Madam, - Writers to the Irish Times Letters page must provide you with their name, postal address and telephone numbers. In addition you undoubtedly reject letters containing defamation and vulgar abuse.
Neither of these necessary precautions is applied in many ratings websites, as was pointed out in Conor Pope's article "Adding insult to injury" (Price Watch, September 25th). As a result, the website which purports to rate solicitors is the technological age equivalent of writing insults on the back of a toilet door. The anonymity of the comments robs them of any credibility or value.
There is no evidence that the venomous and personally abusive comments made about some solicitors are in fact made by clients or former clients of the solicitors in question. They could be made by anybody with a personal grudge, including the clients on the other side in litigation or family law cases where the solicitor being defamed in fact did too good a job as far as the disappointed and embittered "rater" is concerned.
The credibility of the website is reduced to zero when it is recognised that the top-mark ratings of solicitors by some deliriously happy clients can be, and no doubt in many cases have been, posted by the solicitors themselves.
The chairman of the Consumer Association of Ireland has described the way many of these sites are operating as a cause for concern. He points out that, where the postings are completely anonymous, someone with an agenda can try to blacken an innocent person's name.

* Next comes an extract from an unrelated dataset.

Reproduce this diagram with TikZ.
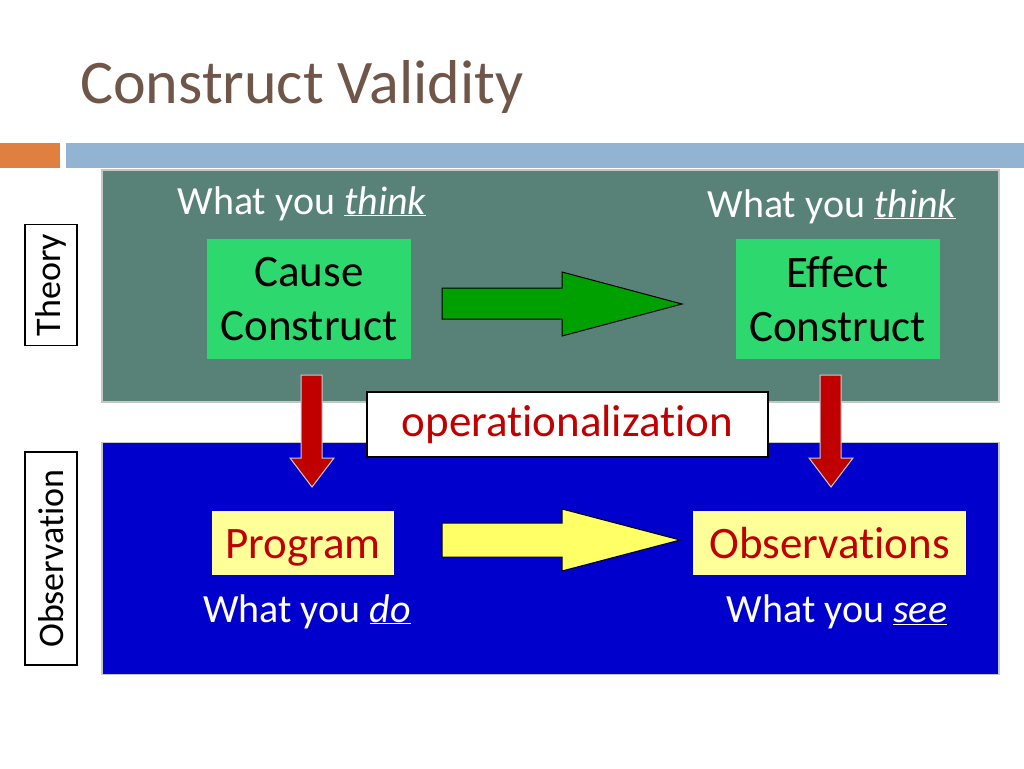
\documentclass[tikz,border=0pt]{standalone}
\usepackage{fontspec}
\setmainfont[Ligatures={NoCommon}]{Carlito}
\usepackage{xcolor}
\definecolor{titlebrown}  {RGB}{112, 86, 72}
\definecolor{barorange}   {RGB}{224, 128, 64}
\definecolor{barblue}     {RGB}{146, 180, 210}
\definecolor{theorygreen} {RGB}{88, 130, 120}
\definecolor{obsblue}     {RGB}{0, 0, 204}
\definecolor{constgreen}  {RGB}{45, 217, 110}
\definecolor{arrowgreen}  {RGB}{0, 160, 0}
\definecolor{arrowyellow} {RGB}{255, 255, 102}
\definecolor{boxyellow}   {RGB}{255, 255, 153}
\definecolor{darkred}     {RGB}{192, 0, 0}
\usetikzlibrary{positioning}

\begin{document}
\begin{tikzpicture}[x=1pt, y=-1pt,
        every node/.style={inner sep=0pt},
        panel/.style={draw=gray!45, line width=1.2pt, minimum width=897pt, minimum height=232pt},
        construct/.style={fill=constgreen, minimum width=204pt, minimum height=120pt, align=center, font=\fontsize{45}{54}\selectfont},
        yellowbox/.style={fill=boxyellow, minimum height=64pt, text height=30pt, text depth=0pt, text=darkred, font=\fontsize{45}{54}\selectfont},
        whattext/.style={anchor=base, text=white, font=\fontsize{40}{48}\selectfont},
        sidelabel/.style={draw, line width=1.5pt, rotate=90, minimum height=52pt, font=\fontsize{36}{42}\selectfont}]
        \fill[white] (0,0) rectangle (1024,768);
        \useasboundingbox (0,0) rectangle (1024,768);
        % title and bars
        \node[anchor=base west, text=titlebrown, font=\fontsize{62}{72}\selectfont] (title) at (80,103) {Construct Validity};
        \fill[barorange] (0,143) rectangle (60,168);
        \fill[barblue] (66,143) rectangle (1024,168);
        % panels
        \node[panel, fill=theorygreen] (theorypanel) at (550.5,286) {};
        \node[panel, fill=obsblue] (obspanel) at (550.5,558.5) {};
        \node[sidelabel, minimum width=121pt] (theory) at (51,285) {Theory};
        \node[sidelabel, minimum width=213pt] (observation) at (51,558.5) {Observation};
        % theory row
        \node[whattext] (thinkcause) at (302,214) {What you \underline{\textit{think}}};
        \node[whattext] (thinkeffect) at (832,217) {What you \underline{\textit{think}}};
        \node[construct] (cause) at (309,299) {Cause\\Construct};
        \node[construct] (effect) at (837.5,299) {Effect\\Construct};
        \draw[fill=arrowgreen, line width=1pt] (442,288) -- (562,288) -- (562,272) -- (682,304) -- (562,336) -- (562,319) -- (442,319) -- cycle;
        % operationalization
        \draw[fill=darkred, draw=gray!40, line width=1pt] (301,375) -- (322,375) -- (322,458) -- (334,458) -- (312,487) -- (290,458) -- (301,458) -- cycle;
        \draw[fill=darkred, draw=gray!40, line width=1pt] (820,375) -- (841,375) -- (841,458) -- (853,458) -- (831,487) -- (809,458) -- (820,458) -- cycle;
        \node[draw, fill=white, line width=2.5pt, minimum width=401pt, minimum height=65pt, text=darkred, font=\fontsize{45}{54}\selectfont] (oper) at (567.5,424.5) {operationalization};
        % observation row
        \node[yellowbox, minimum width=182pt] (program) at (303,543) {Program};
        \node[yellowbox, minimum width=273pt] (observations) at (829.5,543) {Observations};
        \draw[fill=arrowyellow, line width=1pt] (442,523) -- (562,523) -- (562,509) -- (680,540) -- (562,571) -- (562,557) -- (442,557) -- cycle;
        \node[whattext] (doing) at (307,622) {What you \underline{\textit{do}}};
        \node[whattext] (seeing) at (837,622) {What you \underline{\textit{see}}};
    \end{tikzpicture}
\end{document}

No one should have their good name taken away by untrue and unfair statements about them. Whether such statements are made in newspapers or in cyberspace, the pain and loss they cause is the same. It is unacceptable that such websites - or "webspites" - should appear to operate beyond the rule of law.
Anyone seeking a solicitor should be highly sceptical of using a website that has been increasingly dominated by cowardly people with petty grudges. Instead they should seek a recommendation from someone they know and whose judgment they respect. - Yours, etc,
KEN MURPHY, Director General, Law Society of Ireland, Blackhall Place, Dublin 7.